Kenya’s private sector activity contracted in May for the first time in seven months, hurt by a slowing performance in the construction, wholesale and retail and services sectors, a business survey showed on Thursday.
The Stanbic Bank Kenya Purchasing Managers’ Index fell to 49.6 in May from 52.0 a month earlier. Readings above 50.0 indicate growth in business activity, while those below that signal contraction.
“Total business output contracted at the fastest rate in 10 months in May, although the overall downturn was only slight,” Stanbic Bank Kenya said in comments accompanying the survey.
“Declines were generally driven by the construction, wholesale and retail and services sectors, whereas output increased in agriculture and manufacturing.”
Business expectations for the next 12 months were subdued in May, falling to their second-lowest level on record.

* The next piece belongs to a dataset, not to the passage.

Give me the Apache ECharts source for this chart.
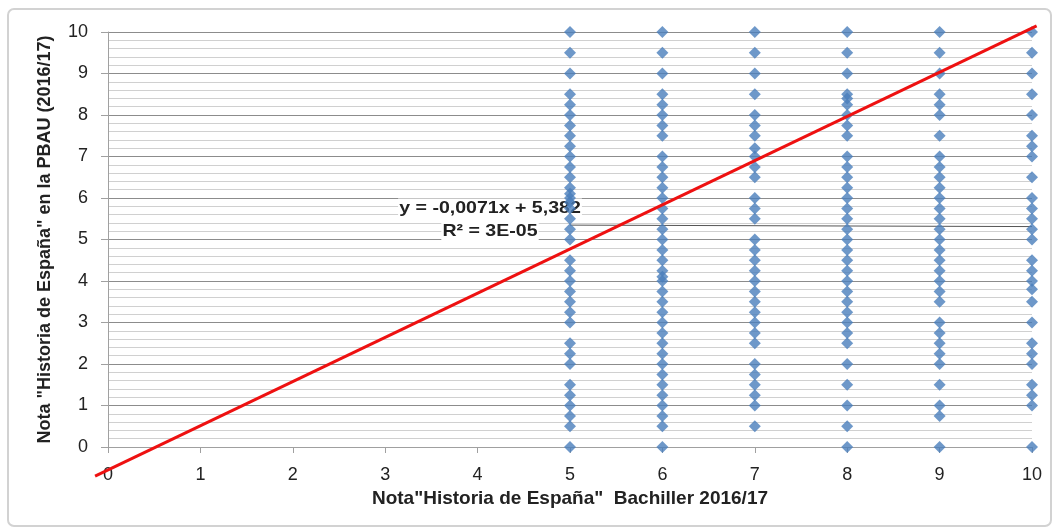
<!DOCTYPE html>
<html>
<head>
<meta charset="utf-8">
<script src="https://cdn.jsdelivr.net/npm/echarts@6/dist/echarts.min.js"></script>
<style>html,body{margin:0;padding:0;background:#fff;}#c{width:1054px;height:530px;}</style>
</head>
<body>
<div id="c"></div>
<script>
// Bachiller grade columns and PBAU grades observed in each
const col5 = [10, 9.5, 9, 8.5, 8.25, 8, 7.75, 7.5, 7.25, 7, 6.75, 6.5, 6.25, 6.1, 6, 5.9, 5.75, 5.5, 5.25, 5, 4.5, 4.25, 4, 3.75, 3.5, 3.25, 3, 2.5, 2.25, 2, 1.5, 1.25, 1, 0.75, 0.5, 0];
const col6 = [10, 9.5, 9, 8.5, 8.25, 8, 7.75, 7.5, 7, 6.75, 6.5, 6.25, 6, 5.75, 5.5, 5.25, 5, 4.75, 4.5, 4.25, 4.1, 4, 3.75, 3.5, 3.25, 3, 2.75, 2.5, 2.25, 2, 1.75, 1.5, 1.25, 1, 0.75, 0.5, 0];
const col7 = [10, 9.5, 9, 8.5, 8, 7.75, 7.5, 7.2, 7, 6.75, 6.5, 6, 5.75, 5.5, 5, 4.75, 4.5, 4.25, 4, 3.75, 3.5, 3.25, 3, 2.75, 2.5, 2, 1.75, 1.5, 1.25, 1, 0.5];
const col8 = [10, 9.5, 9, 8.5, 8.4, 8.25, 8, 7.75, 7.5, 7, 6.75, 6.5, 6.25, 6, 5.75, 5.5, 5.25, 5, 4.75, 4.5, 4.25, 4, 3.75, 3.5, 3.25, 3, 2.75, 2.5, 2, 1.5, 1, 0.5, 0];
const col9 = [10, 9.5, 9, 8.5, 8.25, 8, 7.5, 7, 6.75, 6.5, 6.25, 6, 5.75, 5.5, 5.25, 5, 4.75, 4.5, 4.25, 4, 3.75, 3.5, 3, 2.75, 2.5, 2.25, 2, 1.5, 1, 0.75, 0];
const col10 = [10, 9.5, 9, 8.5, 8, 7.5, 7.25, 7, 6.5, 6, 5.75, 5.5, 5.25, 5, 4.5, 4.25, 4, 3.8, 3.5, 3, 2.5, 2.25, 2, 1.5, 1.25, 1, 0];
const columnX = [5, 6, 7, 8, 9, 10];
const columns = [col5, col6, col7, col8, col9, col10];
// linear trend y = a x + b (from label), drawn over x range of data
const trendCoef = [-0.0071, 5.382];
const trendRange = [5, 10];
// hand-drawn red reference line endpoints [x, y]
const redLine = [[-0.14, -0.7], [10.05, 10.15]];
const xTicks = [0, 1, 2, 3, 4, 5, 6, 7, 8, 9, 10];
const yTicks = [0, 1, 2, 3, 4, 5, 6, 7, 8, 9, 10];
const trendLabel1 = 'y = -0,0071x + 5,382';
const trendLabel2 = 'R² = 3E-05';
const xTitle = 'Nota"Historia de España"  Bachiller 2016/17';
const yTitle = 'Nota "Historia de España" en la PBAU (2016/17)';

const points = [];
columns.forEach((c, i) => c.forEach(v => points.push([columnX[i], v])));
const trendData = trendRange.map(x => [x, trendCoef[0] * x + trendCoef[1]]);

const FONT = 'Liberation Sans';
const chart = echarts.init(document.getElementById('c'), null, {renderer: 'canvas'});
chart.setOption({
  animation: false,
  backgroundColor: '#fff',
  textStyle: {fontFamily: FONT},
  grid: {left: 108, right: 22, top: 32, bottom: 83},
  xAxis: {
    type: 'value', min: xTicks[0], max: xTicks[xTicks.length - 1], interval: 1,
    axisLine: {show: true, onZero: false, lineStyle: {color: '#a0a0a0', width: 1}},
    axisTick: {show: true, length: 6, lineStyle: {color: '#a0a0a0'}},
    axisLabel: {fontSize: 18, color: '#222', margin: 19, fontFamily: FONT},
    splitLine: {show: false},
    name: xTitle, nameLocation: 'middle', nameGap: 42,
    nameTextStyle: {fontSize: 19, fontWeight: 'bold', color: '#222', fontFamily: FONT}
  },
  yAxis: {
    type: 'value', min: yTicks[0], max: yTicks[yTicks.length - 1], interval: 1,
    axisLine: {show: true, lineStyle: {color: '#a0a0a0', width: 1}},
    axisTick: {show: true, length: 7, lineStyle: {color: '#a0a0a0'}},
    axisLabel: {fontSize: 18, color: '#222', margin: 20, fontFamily: FONT},
    splitLine: {show: true, lineStyle: {color: '#8c8c8c', width: 1}},
    minorTick: {show: false, splitNumber: 5},
    minorSplitLine: {show: true, lineStyle: {color: '#d0d0d0', width: 1}},
    name: yTitle, nameLocation: 'middle', nameGap: 54, nameRotate: 90,
    nameTextStyle: {fontSize: 18, fontWeight: 'bold', color: '#222', fontFamily: FONT}
  },
  graphic: [
    {id: 'frame', type: 'rect', silent: true, shape: {x: 8, y: 9, width: 1043, height: 517, r: 6},
     style: {fill: 'none', stroke: '#d2d2d2', lineWidth: 2}},
    {id: 't1', type: 'text', silent: true, x: 490, y: 208, scaleX: 1.15, z: 1,
     style: {text: trendLabel1, font: 'bold 17px "Liberation Sans"', fill: '#222', align: 'center', verticalAlign: 'middle',
             backgroundColor: '#fff', padding: [1, 1]}},
    {id: 't2', type: 'text', silent: true, x: 490, y: 231, scaleX: 1.15, z: 1,
     style: {text: trendLabel2, font: 'bold 17px "Liberation Sans"', fill: '#222', align: 'center', verticalAlign: 'middle',
             backgroundColor: '#fff', padding: [1, 1]}}
  ],
  series: [
    {type: 'line', data: trendData, symbol: 'none', z: 2,
     lineStyle: {color: '#555', width: 1}},
    {type: 'scatter', data: points, symbol: 'diamond', symbolSize: 12, z: 3,
     itemStyle: {color: '#4a7ebb'}}
  ]
});
// red reference line, positioned through the chart's own scales (extends beyond the grid)
const redPts = redLine.map(p => chart.convertToPixel({gridIndex: 0}, p));
chart.setOption({
  graphic: [
    {id: 'red', type: 'polyline', silent: true, z: 100,
     shape: {points: redPts},
     style: {stroke: '#ee1111', lineWidth: 3, fill: null}}
  ]
});
</script>
</body>
</html>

Just 4 per cent of surveyed firms expect improved performance in the period, the survey said.
“Consumers remain hesitant to spend due to concerns about their economic state and the dim outlook,” Christopher Legilisho, an economist at Stanbic Bank, said.
Kenya’s inflation to 3.8 per cent year-on-year in May from 4.1 per cent a month earlier, data from the statistics office showed.
The economy expanded by 4.7 per cent last year, down from 5.7 per cent in the previous year. The finance ministry forecasts growth of 5.3 per cent in 2025.